» Work required:
Copy every entry exactly as given, minus the images.
- - -
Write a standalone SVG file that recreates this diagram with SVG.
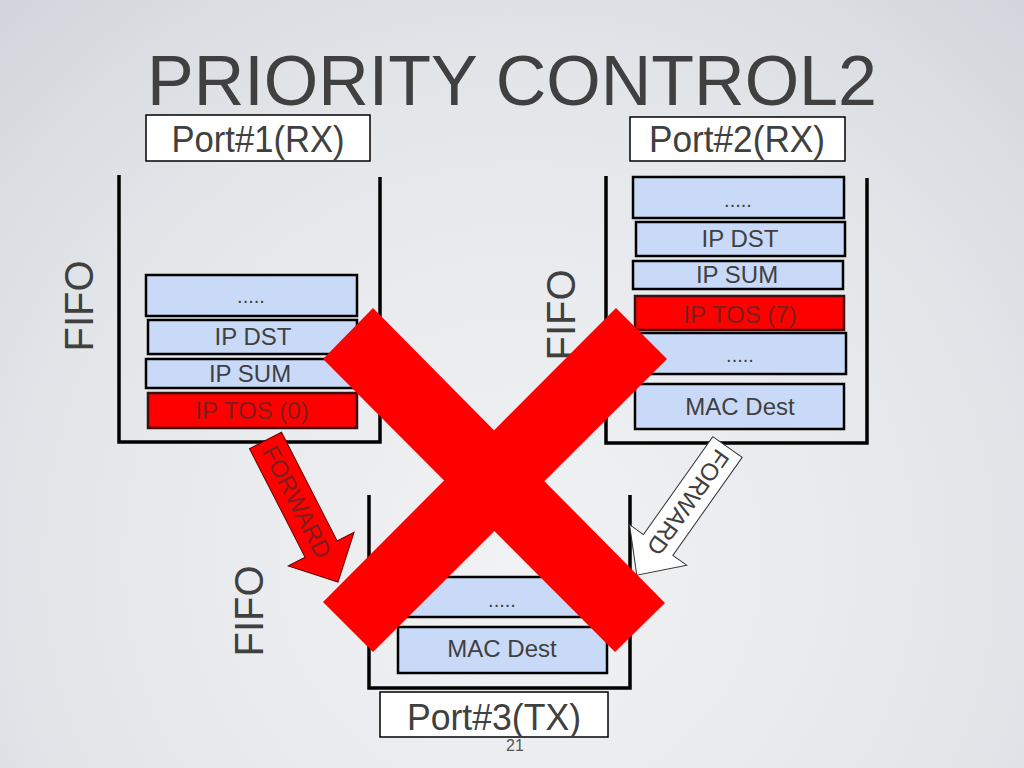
<svg xmlns="http://www.w3.org/2000/svg" width="1024" height="768" viewBox="0 0 1024 768">
<defs>
<radialGradient id="bg" cx="520" cy="560" r="760" gradientUnits="userSpaceOnUse">
<stop offset="0" stop-color="#f1f2f4"/>
<stop offset="0.6" stop-color="#e4e7ea"/>
<stop offset="1" stop-color="#d2d6dc"/>
</radialGradient>
<style>
text{font-family:"Liberation Sans",Arial,sans-serif;fill:#404040}
.cell{fill:#c9daf8;stroke:#000;stroke-width:2.5}
.hot{fill:#ff0000;stroke:#3a1010;stroke-width:2.5}
.lbl{font-size:24px;text-anchor:middle}
.dots{font-size:20px;text-anchor:middle}
.hotlbl{font-size:24px;text-anchor:middle;fill:#7e1e1e}
.port{fill:#fff;stroke:#000;stroke-width:1.5}
.portlbl{font-size:37px;text-anchor:middle}
.fifo{font-size:40px;text-anchor:middle}
.wall{fill:none;stroke:#000;stroke-width:3.5}
.arrowtxt{font-size:24px;text-anchor:middle;dominant-baseline:central}
</style>
</defs>
<rect width="1024" height="768" fill="url(#bg)"/>
<text x="512" y="105" font-size="70" text-anchor="middle">PRIORITY CONTROL2</text>

<g id="port1">
<rect class="port" x="146" y="115" width="224" height="46"/>
<text class="portlbl" x="258" y="152" textLength="173" lengthAdjust="spacingAndGlyphs">Port#1(RX)</text>
<path class="wall" d="M119,175 V442 H380 V177"/>
<text class="fifo" transform="translate(93,306) rotate(-90)">FIFO</text>
<rect class="cell" x="146" y="275" width="211" height="41"/>
<text class="dots" x="251" y="303">.....</text>
<rect class="cell" x="148" y="320" width="209" height="34"/>
<text class="lbl" x="253" y="345">IP DST</text>
<rect class="cell" x="146" y="359" width="211" height="29"/>
<text class="lbl" x="250" y="382">IP SUM</text>
<rect class="hot" x="148" y="393" width="209" height="35"/>
<text class="hotlbl" x="252" y="419">IP TOS (0)</text>
</g>

<g id="port2">
<rect class="port" x="630" y="117" width="215" height="44"/>
<text class="portlbl" x="737" y="152" textLength="176" lengthAdjust="spacingAndGlyphs">Port#2(RX)</text>
<path class="wall" d="M606,176 V443 H867 V178"/>
<text class="fifo" transform="translate(575,315) rotate(-90)">FIFO</text>
<rect class="cell" x="633" y="177" width="211" height="41"/>
<text class="dots" x="738" y="207">.....</text>
<rect class="cell" x="636" y="222" width="209" height="34"/>
<text class="lbl" x="740" y="247">IP DST</text>
<rect class="cell" x="633" y="261" width="210" height="28"/>
<text class="lbl" x="737" y="283">IP SUM</text>
<rect class="hot" x="635" y="296" width="209" height="34"/>
<text class="hotlbl" x="740" y="323">IP TOS (7)</text>
<rect class="cell" x="635" y="333" width="211" height="41"/>
<text class="dots" x="740" y="362">.....</text>
<rect class="cell" x="635" y="384" width="209" height="45"/>
<text class="lbl" x="740" y="415">MAC Dest</text>
</g>

<g id="port3">
<path class="wall" d="M369,495 V688 H630 V495"/>
<text class="fifo" transform="translate(263,611) rotate(-90)">FIFO</text>
<rect class="cell" x="398" y="577" width="209" height="40"/>
<text class="dots" x="502" y="607">.....</text>
<rect class="cell" x="398" y="627" width="209" height="46"/>
<text class="lbl" x="502" y="657">MAC Dest</text>
<rect class="port" x="380" y="692" width="228" height="45"/>
<text class="portlbl" x="494" y="730" textLength="174" lengthAdjust="spacingAndGlyphs">Port#3(TX)</text>
</g>

<g id="connectors">
<g id="forward-red" transform="translate(265.5,440.5) rotate(62.87)">
<polygon points="0,-18 122,-18 122,-37 159,0 122,37 122,18 0,18" fill="#ff0000" stroke="#6a0000" stroke-width="1"/>
<text class="arrowtxt" x="69" y="0" style="fill:#7e1e1e">FORWARD</text>
</g>
<g id="forward-white" transform="translate(727.5,447) rotate(125.3)">
<polygon points="0,-18 120,-18 120,-35 157,0 120,35 120,18 0,18" fill="#ffffff" stroke="#333" stroke-width="1"/>
<text class="arrowtxt" x="68" y="0">FORWARD</text>
</g>
</g>

<g id="cross">
<polygon points="373,308 665,603 615,652 323,359" fill="#ff0000"/>
<polygon points="616,308 667,359 373,652 323,602" fill="#ff0000"/>
</g>

<text x="515" y="751" font-size="16" text-anchor="middle" style="fill:#555">21</text>
</svg>
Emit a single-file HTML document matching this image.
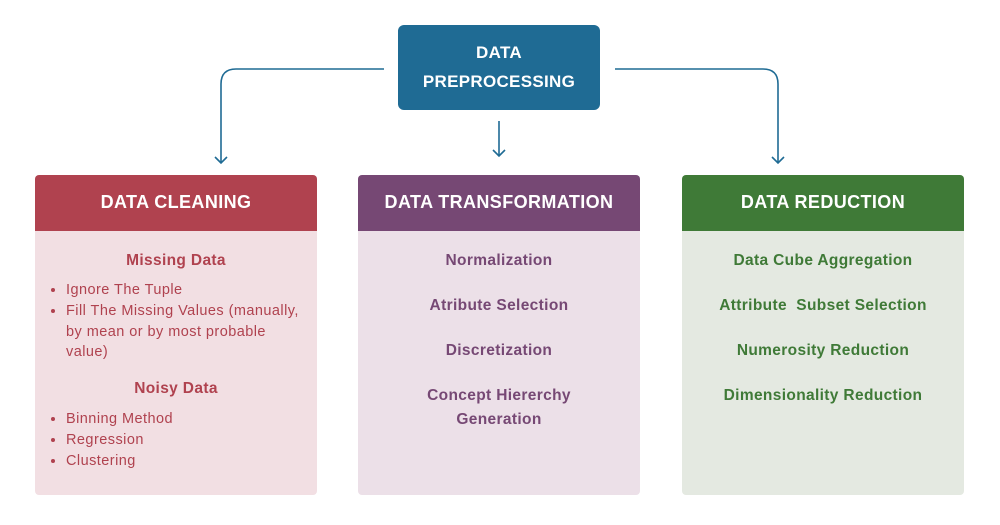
- - -
» Output for this task:
Write a standalone SVG file that recreates this diagram with SVG.
<svg xmlns="http://www.w3.org/2000/svg" width="1024" height="768" viewBox="0 0 1024 768">
<defs>
<radialGradient id="bg" cx="520" cy="560" r="760" gradientUnits="userSpaceOnUse">
<stop offset="0" stop-color="#f1f2f4"/>
<stop offset="0.6" stop-color="#e4e7ea"/>
<stop offset="1" stop-color="#d2d6dc"/>
</radialGradient>
<style>
text{font-family:"Liberation Sans",Arial,sans-serif;fill:#404040}
.cell{fill:#c9daf8;stroke:#000;stroke-width:2.5}
.hot{fill:#ff0000;stroke:#3a1010;stroke-width:2.5}
.lbl{font-size:24px;text-anchor:middle}
.dots{font-size:20px;text-anchor:middle}
.hotlbl{font-size:24px;text-anchor:middle;fill:#7e1e1e}
.port{fill:#fff;stroke:#000;stroke-width:1.5}
.portlbl{font-size:37px;text-anchor:middle}
.fifo{font-size:40px;text-anchor:middle}
.wall{fill:none;stroke:#000;stroke-width:3.5}
.arrowtxt{font-size:24px;text-anchor:middle;dominant-baseline:central}
</style>
</defs>
<rect width="1024" height="768" fill="url(#bg)"/>
<text x="512" y="105" font-size="70" text-anchor="middle">PRIORITY CONTROL2</text>

<g id="port1">
<rect class="port" x="146" y="115" width="224" height="46"/>
<text class="portlbl" x="258" y="152" textLength="173" lengthAdjust="spacingAndGlyphs">Port#1(RX)</text>
<path class="wall" d="M119,175 V442 H380 V177"/>
<text class="fifo" transform="translate(93,306) rotate(-90)">FIFO</text>
<rect class="cell" x="146" y="275" width="211" height="41"/>
<text class="dots" x="251" y="303">.....</text>
<rect class="cell" x="148" y="320" width="209" height="34"/>
<text class="lbl" x="253" y="345">IP DST</text>
<rect class="cell" x="146" y="359" width="211" height="29"/>
<text class="lbl" x="250" y="382">IP SUM</text>
<rect class="hot" x="148" y="393" width="209" height="35"/>
<text class="hotlbl" x="252" y="419">IP TOS (0)</text>
</g>

<g id="port2">
<rect class="port" x="630" y="117" width="215" height="44"/>
<text class="portlbl" x="737" y="152" textLength="176" lengthAdjust="spacingAndGlyphs">Port#2(RX)</text>
<path class="wall" d="M606,176 V443 H867 V178"/>
<text class="fifo" transform="translate(575,315) rotate(-90)">FIFO</text>
<rect class="cell" x="633" y="177" width="211" height="41"/>
<text class="dots" x="738" y="207">.....</text>
<rect class="cell" x="636" y="222" width="209" height="34"/>
<text class="lbl" x="740" y="247">IP DST</text>
<rect class="cell" x="633" y="261" width="210" height="28"/>
<text class="lbl" x="737" y="283">IP SUM</text>
<rect class="hot" x="635" y="296" width="209" height="34"/>
<text class="hotlbl" x="740" y="323">IP TOS (7)</text>
<rect class="cell" x="635" y="333" width="211" height="41"/>
<text class="dots" x="740" y="362">.....</text>
<rect class="cell" x="635" y="384" width="209" height="45"/>
<text class="lbl" x="740" y="415">MAC Dest</text>
</g>

<g id="port3">
<path class="wall" d="M369,495 V688 H630 V495"/>
<text class="fifo" transform="translate(263,611) rotate(-90)">FIFO</text>
<rect class="cell" x="398" y="577" width="209" height="40"/>
<text class="dots" x="502" y="607">.....</text>
<rect class="cell" x="398" y="627" width="209" height="46"/>
<text class="lbl" x="502" y="657">MAC Dest</text>
<rect class="port" x="380" y="692" width="228" height="45"/>
<text class="portlbl" x="494" y="730" textLength="174" lengthAdjust="spacingAndGlyphs">Port#3(TX)</text>
</g>

<g id="connectors">
<g id="forward-red" transform="translate(265.5,440.5) rotate(62.87)">
<polygon points="0,-18 122,-18 122,-37 159,0 122,37 122,18 0,18" fill="#ff0000" stroke="#6a0000" stroke-width="1"/>
<text class="arrowtxt" x="69" y="0" style="fill:#7e1e1e">FORWARD</text>
</g>
<g id="forward-white" transform="translate(727.5,447) rotate(125.3)">
<polygon points="0,-18 120,-18 120,-35 157,0 120,35 120,18 0,18" fill="#ffffff" stroke="#333" stroke-width="1"/>
<text class="arrowtxt" x="68" y="0">FORWARD</text>
</g>
</g>

<g id="cross">
<polygon points="373,308 665,603 615,652 323,359" fill="#ff0000"/>
<polygon points="616,308 667,359 373,652 323,602" fill="#ff0000"/>
</g>

<text x="515" y="751" font-size="16" text-anchor="middle" style="fill:#555">21</text>
</svg>
Emit a single-file HTML document matching this image.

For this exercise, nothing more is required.